Hundreds of thousands of British Airways passengers are set to see their travel plans upended again after the airline announced it would cancel more than 10,000 flights until the end of October.
At the same time there have been more votes by rail unions to strike at operators including LNER, potentially adding to summer transport disruption.
BA said its move was designed to “protect holiday flights” after the chaos witnessed over the Easter and half-term breaks due to a lack of staff at airlines and airports.
It will scrap an average of about 100 flights a day as it continues to struggle to deliver its schedule amid labor shortages and threatened strikes at its main Heathrow hub.
BA said all of the affected flights in the latest round of cancellations would be short-haul, where there are more multiple daily departures on major city routes.
It follows a similar number of pre-emptive cancellations made in early May for the entire summer season, and comes on top of a relatively small number – about 650 – axed from the July schedules last week.
The airline said the whole aviation industry “continues to face significant challenges, and we’re completely focused on building resilience into our operation to give customers the certainty they deserve.”
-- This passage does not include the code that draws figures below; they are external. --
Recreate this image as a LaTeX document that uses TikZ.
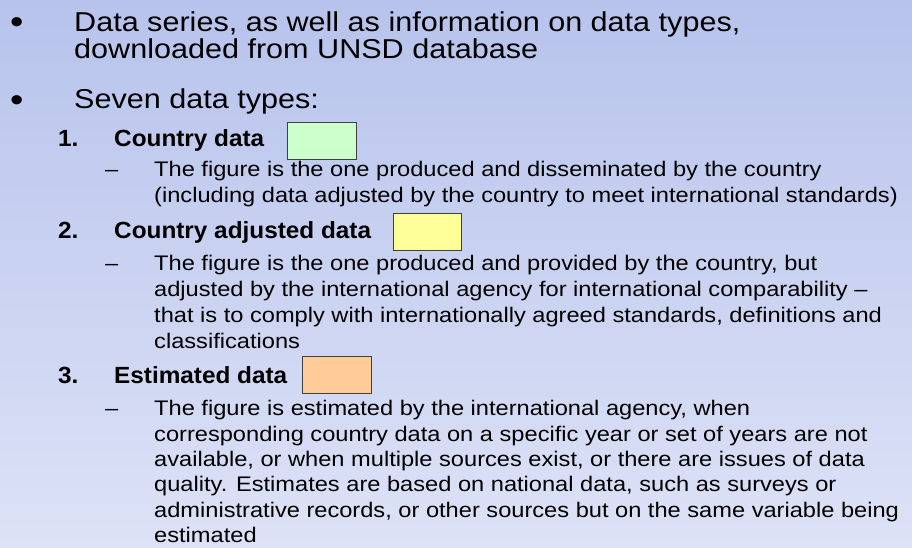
\documentclass[tikz,border=0pt]{standalone}
\usepackage{fontspec}
\setmainfont{Liberation Sans}[FakeStretch=1.12]
\newfontfamily\boldstretch{Liberation Sans}[FakeStretch=1.04]
\definecolor{bgtop}{RGB}{183,195,236}
\definecolor{bgbot}{RGB}{221,226,246}
\definecolor{boxgreen}{RGB}{204,255,204}
\definecolor{boxyellow}{RGB}{255,255,153}
\definecolor{boxorange}{RGB}{255,204,153}
\tikzset{
 lvlone/.style={anchor=base west, inner sep=0pt, font=\fontsize{27.3}{30}\selectfont},
 bulletmark/.style={anchor=base west, inner sep=0pt, font=\fontsize{34}{40}\selectfont},
 lvltwo/.style={anchor=base west, inner sep=0pt, font=\boldstretch\bfseries\fontsize{23.4}{26}\selectfont},
 lvlthree/.style={anchor=base west, inner sep=0pt, font=\fontsize{21.1}{24}\selectfont},
 swatch/.style={draw=black!75, line width=0.8pt, inner sep=0pt, anchor=north west}
}
\begin{document}
\begin{tikzpicture}[x=1pt,y=-1pt]
\shade[top color=bgtop, bottom color=bgbot] (0,0) rectangle (912,548);
\useasboundingbox (0,0) rectangle (912,548);
% level one
\node[bulletmark] (bu1) at (10,34) {•};
\node[lvlone] (t1a) at (74,31.5) {Data series, as well as information on data types,};
\node[lvlone] (t1b) at (74,58.5) {downloaded from UNSD database};
\node[bulletmark] (bu2) at (10,112) {•};
\node[lvlone] (t2) at (74,109) {Seven data types:};
% item 1
\node[lvltwo] (n1) at (58,147) {1.};
\node[lvltwo] (h1) at (114,147) {Country data};
\node[swatch, fill=boxgreen, minimum width=69pt, minimum height=37pt] (sw1) at (287,122) {};
\node[lvlthree] (d1) at (105,177) {–};
\node[lvlthree] (s1a) at (154,177) {The figure is the one produced and disseminated by the country};
\node[lvlthree] (s1b) at (154,202.5) {(including data adjusted by the country to meet international standards)};
% item 2
\node[lvltwo] (n2) at (58,238.5) {2.};
\node[lvltwo] (h2) at (114,238.5) {Country adjusted data};
\node[swatch, fill=boxyellow, minimum width=68pt, minimum height=37pt] (sw2) at (393,213) {};
\node[lvlthree] (d2) at (105,270.5) {–};
\node[lvlthree] (s2a) at (154,270.5) {The figure is the one produced and provided by the country, but};
\node[lvlthree] (s2b) at (154,296) {adjusted by the international agency for international comparability –};
\node[lvlthree] (s2c) at (154,322) {that is to comply with internationally agreed standards, definitions and};
\node[lvlthree] (s2d) at (154,348) {classifications};
% item 3
\node[lvltwo] (n3) at (58,383) {3.};
\node[lvltwo] (h3) at (114,383) {Estimated data};
\node[swatch, fill=boxorange, minimum width=69pt, minimum height=37pt] (sw3) at (302,356) {};
\node[lvlthree] (d3) at (105,415.5) {–};
\node[lvlthree] (s3a) at (154,415.5) {The figure is estimated by the international agency, when};
\node[lvlthree] (s3b) at (154,441) {corresponding country data on a specific year or set of years are not};
\node[lvlthree] (s3c) at (154,466) {available, or when multiple sources exist, or there are issues of data};
\node[lvlthree] (s3d) at (154,491.5) {quality. Estimates are based on national data, such as surveys or};
\node[lvlthree] (s3e) at (154,517) {administrative records, or other sources but on the same variable being};
\node[lvlthree] (s3f) at (154,542.5) {estimated};
\end{tikzpicture}
\end{document}
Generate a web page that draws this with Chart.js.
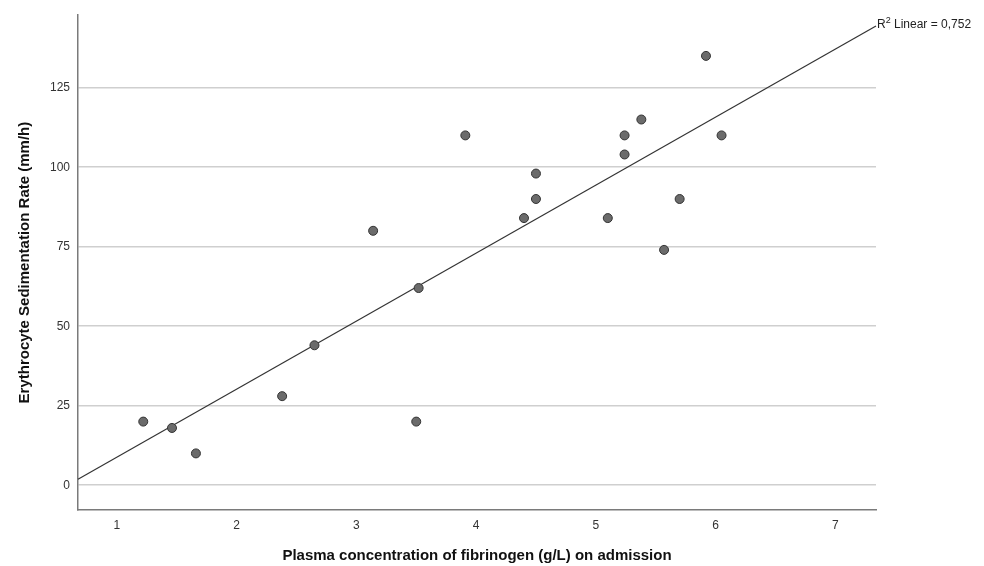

The latest trimming of the schedules, which has taken out almost one in seven of BA flights originally on sale, has been enabled by the government’s “slot amnesty”, announced last month.
That has allowed BA and others to reduce their operations this year without forfeiting the right to valuable landing slots at Heathrow and other busy airports, which normally have a “use it or lose it” rule.
BA said: “The government recently decided to give the whole industry slot alleviation to minimize potential disruption this summer. While taking further action is not where we wanted to be, it’s the right thing to do for our customers and our colleagues. This new flexibility means that we can further reduce our schedule and consolidate some of our quieter services so that we can protect as many of our holiday flights as possible.”
It said most flights were unaffected and the majority of customers would get away as planned, but it added: “We don’t underestimate the impact this will have and we’re doing everything we can to get their travel plans back on track. We’re in touch to apologize and offer rebooking options for new flights with us or another airline as soon as possible or issue a full refund.”
Meanwhile, hundreds more staff at three train operating companies have voted for industrial action, potentially increasing the impact of rail strikes this summer.
Members of the TSSA union at LNER, the long-distance East Coast operator, and the Essex commuter service c2c have voted to go on strike, while those at Northern have voted for action short of a strike. The ballot results follow similar votes for strikes at CrossCountry and East Midlands on Tuesday, and Avanti last week.
The union said it would not immediately call dates for industrial action but would consider next steps with workplace representatives at each operator. It has previously suggested action could be timed to affect the Commonwealth Games in Birmingham at the end of the month.
TSSA’s members range across various roles for train companies, including station and ticket office, customer services, train control and management.
The union’s membership at Network Rail are largely in the managerial grades who worked as contingency staff when signallers in the RMT union went on strike last month, allowing a limited number of trains to run on major lines. A coordinated walkout could bring services to a complete halt. The result of the TSSA strike ballot at Network Rail is due on Monday.
The Aslef union, representing train drivers, will announce the results of votes at nine train operating companies on the same day, while the RMT union, representing 40,000 rail workers across 13 train operators and Network Rail, resumes talks to settle its dispute on Monday.